Peraturan pemerintah pengganti undang-undang (Perppu) tentang hukuman kebiri terhadap pelaku kekerasan seksual, dikhawatirkan akan menimbulkan stigma negatif terhadap Indonesia. Timbuk kesan Indonesia menjadi negara darurat kekerasan seksual. Pasalnya, telah banyak perpu diterbitkan sebagai bentuk penyikapan terhadap suatu masalah.
"Secara prinsip saya menyatakan begini, Perppu tentang kebiri kalaupun itu dikeluarkan, itu mungkin hanya memberikan suatu isyarat bahwa pemerintah mempunyai keinginan untuk memberikan penghukuman yang lebih berat dan pemerintah komitmen untuk itu," kata Wakil Ketua MPR RI, Hidayat Nur Wahid, di Gedung Nusantara III, DPR, Jakarta, selasa (10/5/2016).
Hidayat mengkhawatirkan, Perppu tersebut hanya akan melahirkan kesan yang tidak baik bagi indonesia.
"Yang pertama, apakah semuanya harus melalui Perppu? Sebab kalau semuanya melalui jalur Perppu , khawatirnya Indonesia menjadi terkesan menjadi negara yang darurat, segala-galanya pakai Perppu," tutur Hidayat.

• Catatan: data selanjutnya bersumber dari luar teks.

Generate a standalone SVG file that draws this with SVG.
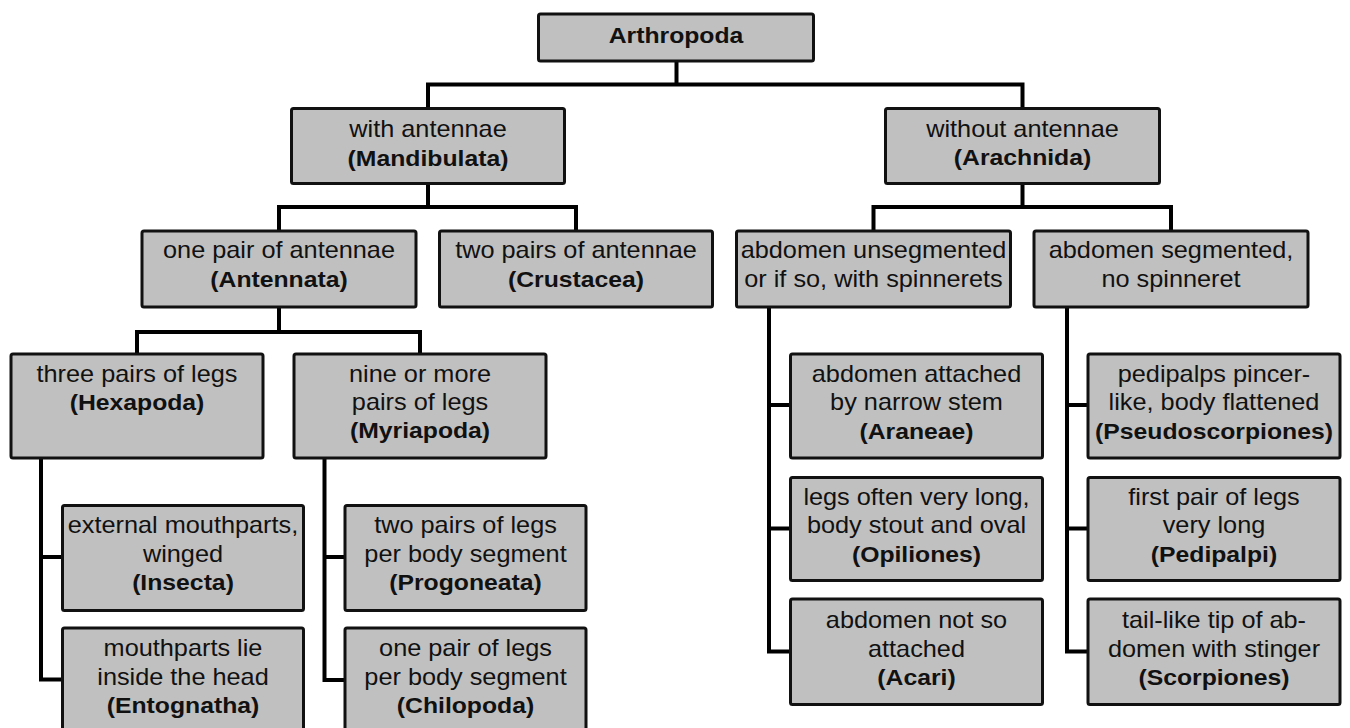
<svg xmlns="http://www.w3.org/2000/svg" width="1350" height="728" viewBox="0 0 1350 728">
<style>
.box{fill:#c0c0c0;stroke:#111;stroke-width:3;rx:2;ry:2}
.con{fill:none;stroke:#000;stroke-width:4;stroke-linejoin:miter;stroke-linecap:square}
text{font-family:"Liberation Sans",Arial,Helvetica,sans-serif;font-size:23px;fill:#111;text-anchor:middle}
.b{font-weight:bold;font-size:22.5px}
</style>
<rect width="1350" height="728" fill="#fff"/>
<g id="connectors">
<path class="con" d="M676.5 62V84.5M428 107V84.5H1022.5V107"/>
<path class="con" d="M428 184V207M279 230V207H576V230"/>
<path class="con" d="M1022.5 185V207M873.5 230V207H1171V230"/>
<path class="con" d="M279 308V332M137 353V332H420V353"/>
<path class="con" d="M41 459V679.5H62M41 557H62"/>
<path class="con" d="M324.5 459V680H345M324.5 557H345"/>
<path class="con" d="M769 308V651.5H790M769 405H790M769 528.5H790"/>
<path class="con" d="M1067 308V651.5H1088M1067 405H1088M1067 528.5H1088"/>
</g>
<g id="arthropoda"><rect class="box" x="538.5" y="14" width="275" height="47"/>
<text transform="translate(676 0) scale(1.1 1)"><tspan class="b" x="0" y="43">Arthropoda</tspan></text></g>
<g id="mandibulata"><rect class="box" x="291.5" y="108.5" width="273" height="75"/>
<text transform="translate(428 0) scale(1.1 1)"><tspan x="0" y="137.3">with antennae</tspan><tspan class="b" x="0" y="165.7">(Mandibulata)</tspan></text></g>
<g id="arachnida"><rect class="box" x="885.5" y="108.5" width="274" height="75"/>
<text transform="translate(1022.5 0) scale(1.1 1)"><tspan x="0" y="137">without antennae</tspan><tspan class="b" x="0" y="165.4">(Arachnida)</tspan></text></g>
<g id="antennata"><rect class="box" x="142" y="231" width="274" height="76"/>
<text transform="translate(279 0) scale(1.1 1)"><tspan x="0" y="258.3">one pair of antennae</tspan><tspan class="b" x="0" y="286.7">(Antennata)</tspan></text></g>
<g id="crustacea"><rect class="box" x="439.5" y="231" width="273" height="76"/>
<text transform="translate(576 0) scale(1.1 1)"><tspan x="0" y="258.3">two pairs of antennae</tspan><tspan class="b" x="0" y="286.7">(Crustacea)</tspan></text></g>
<g id="abdomen-unsegmented"><rect class="box" x="736.5" y="231" width="274" height="76"/>
<text transform="translate(873.5 0) scale(1.1 1)"><tspan x="0" y="258.3">abdomen unsegmented</tspan><tspan x="0" y="286.7">or if so, with spinnerets</tspan></text></g>
<g id="abdomen-segmented"><rect class="box" x="1034" y="231" width="274" height="76"/>
<text transform="translate(1171 0) scale(1.1 1)"><tspan x="0" y="258.3">abdomen segmented,</tspan><tspan x="0" y="286.7">no spinneret</tspan></text></g>
<g id="hexapoda"><rect class="box" x="11" y="354" width="252" height="104"/>
<text transform="translate(137 0) scale(1.1 1)"><tspan x="0" y="381.7">three pairs of legs</tspan><tspan class="b" x="0" y="410">(Hexapoda)</tspan></text></g>
<g id="myriapoda"><rect class="box" x="294" y="354" width="252" height="104"/>
<text transform="translate(420 0) scale(1.1 1)"><tspan x="0" y="381.7">nine or more</tspan><tspan x="0" y="410">pairs of legs</tspan><tspan class="b" x="0" y="438.4">(Myriapoda)</tspan></text></g>
<g id="insecta"><rect class="box" x="62.5" y="505.5" width="241" height="105"/>
<text transform="translate(183 0) scale(1.1 1)"><tspan x="0" y="533.3">external mouthparts,</tspan><tspan x="0" y="561.7">winged</tspan><tspan class="b" x="0" y="590">(Insecta)</tspan></text></g>
<g id="entognatha"><rect class="box" x="62.5" y="628" width="241" height="106"/>
<text transform="translate(183 0) scale(1.1 1)"><tspan x="0" y="656.5">mouthparts lie</tspan><tspan x="0" y="684.9">inside the head</tspan><tspan class="b" x="0" y="713.2">(Entognatha)</tspan></text></g>
<g id="progoneata"><rect class="box" x="345" y="505.5" width="241" height="105"/>
<text transform="translate(465.5 0) scale(1.1 1)"><tspan x="0" y="533.3">two pairs of legs</tspan><tspan x="0" y="561.7">per body segment</tspan><tspan class="b" x="0" y="590">(Progoneata)</tspan></text></g>
<g id="chilopoda"><rect class="box" x="345" y="628" width="241" height="106"/>
<text transform="translate(465.5 0) scale(1.1 1)"><tspan x="0" y="656.5">one pair of legs</tspan><tspan x="0" y="684.9">per body segment</tspan><tspan class="b" x="0" y="713.2">(Chilopoda)</tspan></text></g>
<g id="araneae"><rect class="box" x="790.5" y="354" width="252" height="104"/>
<text transform="translate(916.5 0) scale(1.1 1)"><tspan x="0" y="382">abdomen attached</tspan><tspan x="0" y="410.4">by narrow stem</tspan><tspan class="b" x="0" y="438.8">(Araneae)</tspan></text></g>
<g id="opiliones"><rect class="box" x="790.5" y="477.5" width="252" height="103"/>
<text transform="translate(916.5 0) scale(1.1 1)"><tspan x="0" y="505">legs often very long,</tspan><tspan x="0" y="533.3">body stout and oval</tspan><tspan class="b" x="0" y="561.7">(Opiliones)</tspan></text></g>
<g id="acari"><rect class="box" x="790.5" y="599" width="252" height="105.5"/>
<text transform="translate(916.5 0) scale(1.1 1)"><tspan x="0" y="628.3">abdomen not so</tspan><tspan x="0" y="656.7">attached</tspan><tspan class="b" x="0" y="685">(Acari)</tspan></text></g>
<g id="pseudoscorpiones"><rect class="box" x="1088" y="354" width="252" height="104"/>
<text transform="translate(1214 0) scale(1.1 1)"><tspan x="0" y="382">pedipalps pincer-</tspan><tspan x="0" y="410.4">like, body flattened</tspan><tspan class="b" x="0" y="438.8">(Pseudoscorpiones)</tspan></text></g>
<g id="pedipalpi"><rect class="box" x="1088" y="477.5" width="252" height="103"/>
<text transform="translate(1214 0) scale(1.1 1)"><tspan x="0" y="505">first pair of legs</tspan><tspan x="0" y="533.3">very long</tspan><tspan class="b" x="0" y="561.7">(Pedipalpi)</tspan></text></g>
<g id="scorpiones"><rect class="box" x="1088" y="599" width="252" height="105.5"/>
<text transform="translate(1214 0) scale(1.1 1)"><tspan x="0" y="628.3">tail-like tip of ab-</tspan><tspan x="0" y="656.7">domen with stinger</tspan><tspan class="b" x="0" y="685">(Scorpiones)</tspan></text></g>
</svg>
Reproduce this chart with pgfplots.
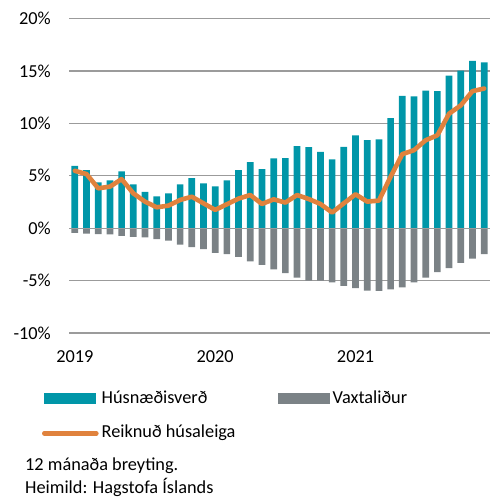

Menurut Hidayat, jika pemerintah serius menyikapi persoalan tersebut, maka bukan perpu yang diterbitkan, melainkan revisi terhadap undang-undang perlindungan anak.
"Harusnya menurut saya yang lebih mendasar, karena ini adalah negara hukum, sebagai pernyataan dengan undang-undang dasar kita pasal 1 Ayat 3, harusnya kalo pemerintah serius, pemerintah melalui kementeriannya segera mengajukan revisi terhadap undang-undang tentang perlindungan anak," kata Hidayat.
"Karena di dalam UU perlindungan anak-anak, kemudian tercermin dalam tuntutan dari jaksa, para jaksa di pengadilan di Bengkulu itukan maksimal tuntutannya 10 tahun," Hidayat menambahkan.
Rencana penerbitan Perppu tersebut, merupakan bentuk penyikapan atas tragedi yang menimpa Yuyun (14), pelajar kelas II SMP Negeri 5, Kecamatan Padang Ulak Tanding, Bengkulu. Yuyun diperkosa oleh 14 pemuda usai pulang sekolah pada pertengahan April, dan setelah itu dibunuh.